К этому идет дело, как я понимаю. Что, если это – самое честолюбивое желание Человечества?..


Больше чем друг


Тут мне довелось наткнуться в Фейсбуке на занятную запись. Сообщалось, что где-то в Великобритании обманутая жена отомстила любовнице своего мужа тем, что похитила ее котенка. Френды посмеялись: мол, какая жестокая месть!

Подумалось: а может, зря посмеялись?.. Может, действительно такое отмщение – убийственное в данном конкретном случае? Может, котенок – самое уязвимое место британской разлучницы?

Рядом в интернете гуляет котенок Чуйка, вышедший из-за колючей проволоки за компанию с освобожденным предпринимателем Козловым…

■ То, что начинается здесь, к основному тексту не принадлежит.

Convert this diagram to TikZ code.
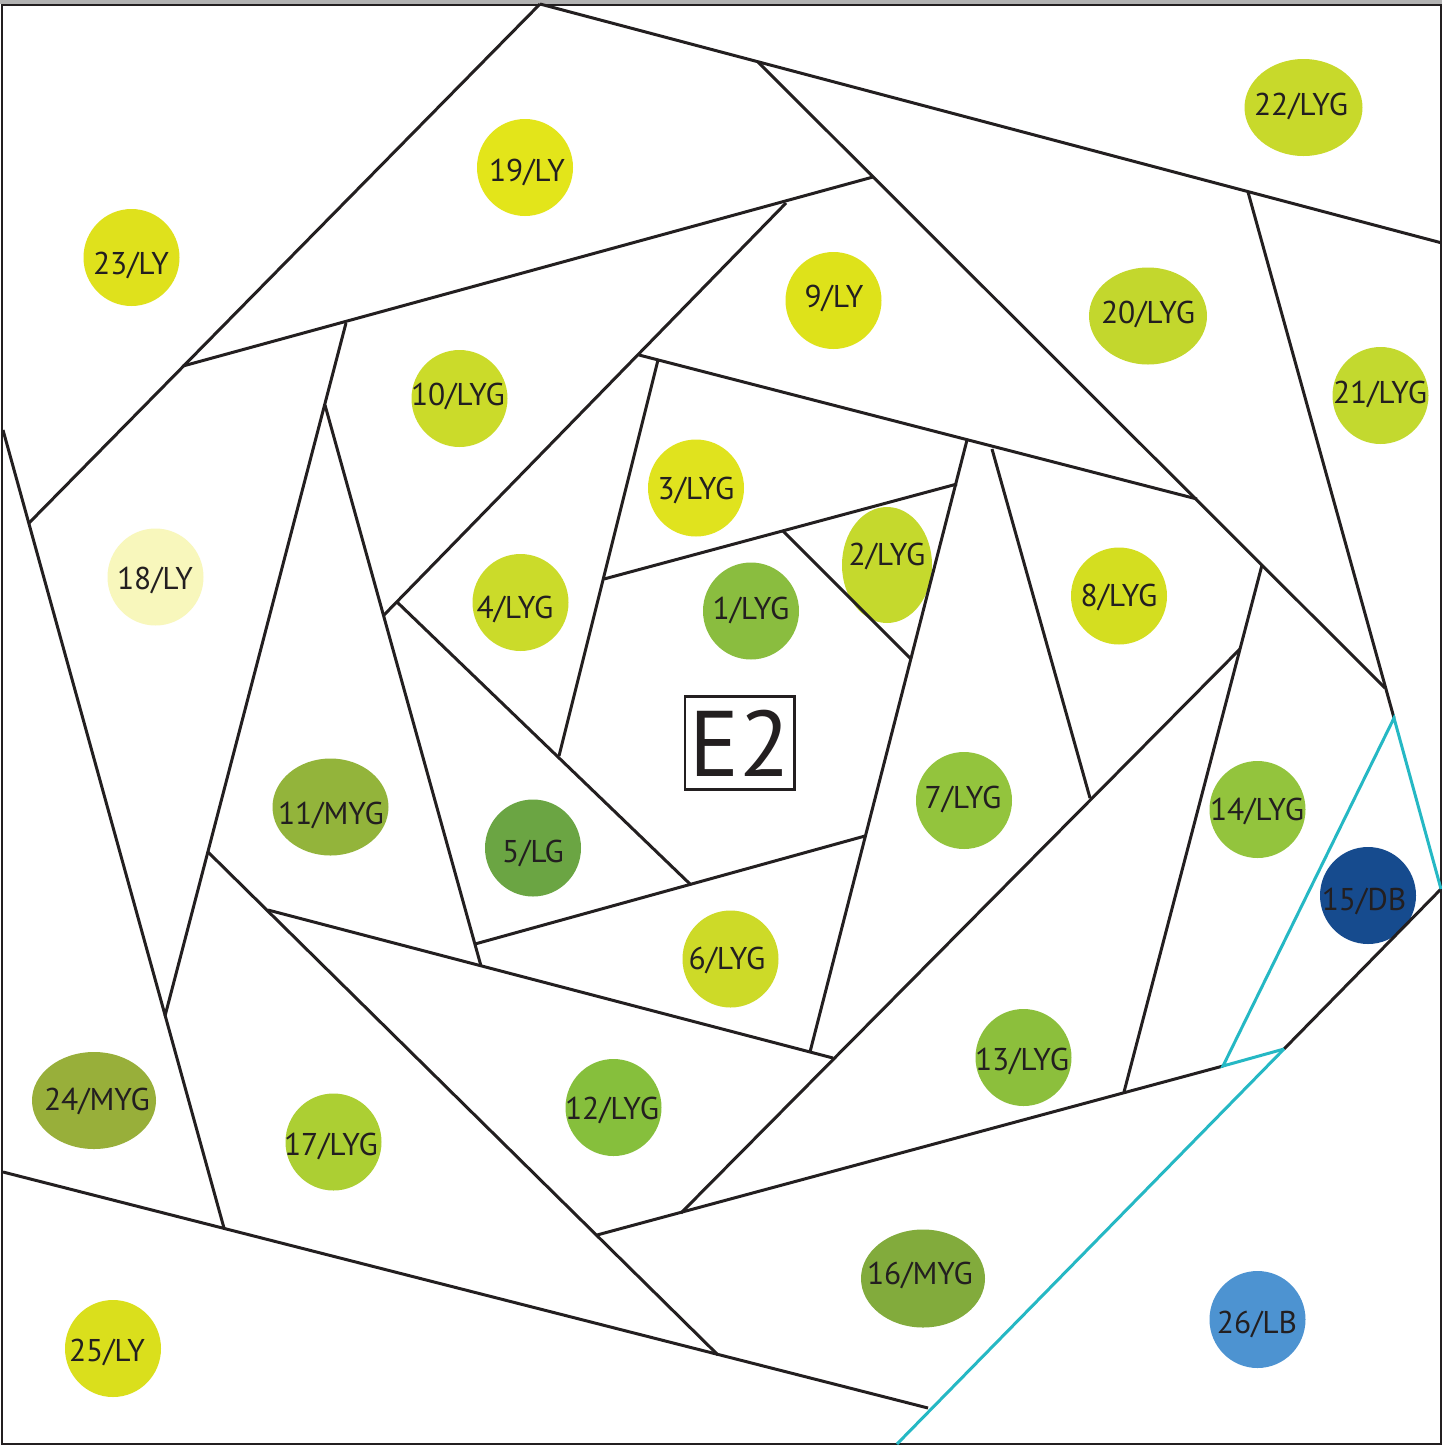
\documentclass[tikz,border=0pt]{standalone}
\usepackage{fontspec}
\setmainfont{PT Sans}
\definecolor{inkline}{HTML}{231F20}
\definecolor{cyanline}{HTML}{25B8C4}
\tikzset{
	wall/.style={draw=inkline, line width=0.85pt},
	cyanwall/.style={draw=cyanline, line width=0.85pt},
	spotlabel/.style={text=inkline, inner sep=0pt, yshift=-0.025cm, font=\fontsize{8.95}{10}\selectfont},
}
\begin{document}
\begin{tikzpicture}[x=0.01cm, y=-0.01cm]
\useasboundingbox (0,0) rectangle (1442,1445);
\fill[white] (0,0) rectangle (1442,1445);
\fill[gray!60] (0,0) rectangle (1442,3.5);

\foreach \cx/\cy/\rx/\ry/\col in {
	751/611/48/48.5/8ABD3F, 887/565/45/58/C5D92D, 696/488/48/48.5/E0E31E, 520.5/602.5/48/48.5/CBDB2A,
	533/848/48/48.5/6BA543, 730.5/959/48/48.5/CDDA28, 964/800.5/48/48.5/93C43D, 1119/596/48/48.5/D4DE20,
	833.5/300.5/48/48.5/DEE21A, 459.5/398.5/48/48.5/CBDB2A, 330.5/807/58/48.5/93B43B, 613.5/1107.5/48/48.5/86BF3C,
	1023.5/1057.5/48/48.5/8CBF3C, 1257.5/809.5/48/48.5/93C43D, 1368/895.5/48/48.5/164B8E, 923/1278.5/62/49/82AB3C,
	333.5/1142/48/48.5/ACCF33, 155.5/577/48/48.5/F8F7BC, 525/167.5/48/48.5/E3E51A, 1148/316/59/48.5/C3D72D,
	1380.5/395.5/48/48.5/C3D92F, 1303.5/107.5/59/48.5/C8D92B, 131.5/257.5/48/48.5/DFE11C, 94/1100.5/62/48.5/98AF3A,
	113/1348.5/48/48.5/DADF1C, 1257.5/1319.5/48/48.5/4D93D1}
{
	\definecolor{spotcol}{HTML}{\col}
	\fill[spotcol] (\cx,\cy) ellipse [x radius=\rx, y radius=\ry];
}

\draw[wall] (2,5) rectangle (1441,1444);
\draw[wall] (540,4) -- (1442,243);
\draw[wall] (540,4) -- (29,523);
\draw[wall] (758,62) -- (1385,688);
\draw[wall] (183,366) -- (873,177);
\draw[wall] (1248,192) -- (1394,718);
\draw[wall] (3,430) -- (224,1228);
\draw[wall] (346,323) -- (165,1016);
\draw[wall] (786,203) -- (384,615);
\draw[wall] (325,405) -- (481,966);
\draw[wall] (639,355) -- (1197,499);
\draw[wall] (658,360) -- (559,756);
\draw[wall] (604,579) -- (957,484);
\draw[wall] (783,531) -- (911,659);
\draw[wall] (967,440) -- (810,1052);
\draw[wall] (992,449) -- (1090,798);
\draw[wall] (397,602) -- (690,884);
\draw[wall] (475,944) -- (865,836);
\draw[wall] (268,910) -- (833,1058);
\draw[wall] (208,852) -- (718,1355);
\draw[wall] (1262,565) -- (1124,1092);
\draw[wall] (1240,649) -- (681,1213);
\draw[wall] (597,1235) -- (1223,1066);
\draw[wall] (1441,889) -- (1284,1049);
\draw[wall] (3,1172) -- (928,1408);

\draw[cyanwall] (1284,1049) -- (1223,1066) -- (1394,718) -- (1441,889);
\draw[cyanwall] (1284,1049) -- (897,1444);

\foreach \tx/\ty/\num/\code in {
	751/608/1/LYG, 887/554/2/LYG, 696/488/3/LYG, 515/607/4/LYG,
	533/851/5/LG, 727/958/6/LYG, 963/797/7/LYG, 1119/595/8/LYG,
	834/296/9/LY, 458/394/10/LYG, 331/813/11/MYG, 612/1108/12/LYG,
	1022/1059/13/LYG, 1257/809/14/LYG, 1364/899/15/DB, 920/1273/16/MYG,
	331/1144/17/LYG, 155/578/18/LY, 527/170/19/LY, 1148/312/20/LYG,
	1380/392/21/LYG, 1301/104/22/LYG, 131/263/23/LY, 97/1099/24/MYG,
	107/1350/25/LY, 1257/1322/26/LB}
{
	\node[spotlabel] (spot\num) at (\tx,\ty) {\num/\code};
}

\node[wall, inner sep=0pt, minimum width=31pt, minimum height=26.7pt, font=\fontsize{26.5}{30}\selectfont, text=inkline] (e2box) at (739.5,743) {E2};
\end{tikzpicture}
\end{document}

…Наш пес Кеша – блондин с тремя черными пуговицами на мохнатом белоснежном лице и большой друг семьи. И, подозреваю, – душа семьи. Мы его подобрали. А до нас он, видимо, помыкался. И, наверное, настрадался. Оттого ведет себя непоследовательно и, можно сказать, противоречиво. Днем он вежливый доктор Джекил – ласков, политкорректен, благодарен за каждый знак внимания. А ближе к ночи – злобный мистер Хайд. Наплевав на подстилку в углу комнаты, лезет под диван-кровать и оттуда недобро гавкает на каждого, чьи ноги оказываются в поле его зрения. Между своими и чужими различия не делает. Но мы его все равно обожаем. Он у нас и в сердце, и в печенках.

Еще он – лекарство от давления (как повышенного, так и пониженного), от разочарований, от обид, от стрессов и тревожных предчувствий.

Рецепт лекарства прописан Есениным:


«Дай, Джим, на счастье лапу мне,

Такую лапу не видал я сроду.

Давай с тобой полаем при луне

На тихую, бесшумную погоду».


Кешина лапа тоже счастливая. Дает ее более или менее охотно. А сам предпочитает мордой ввинчиваться в твои колени, чтобы ты потрепал его загривок, чтобы провел рукой от головы до хвоста и чтобы у хвоста его почесал… А потом этот ангел-злодей Джекил-Хайд норовит облизать тебя. И ты его просишь, вторя Есенину:


«Пожалуйста, голубчик, не лижись.

Пойми со мной хоть самое простое.

Ведь ты не знаешь, что такое жизнь,

Не знаешь ты, что жить на свете стоит».


…Тут бы я поспорил с поэтом. Всякая собака, пожалуй, знает, что такое жизнь. Она не знает, что такое смерть. Хотя…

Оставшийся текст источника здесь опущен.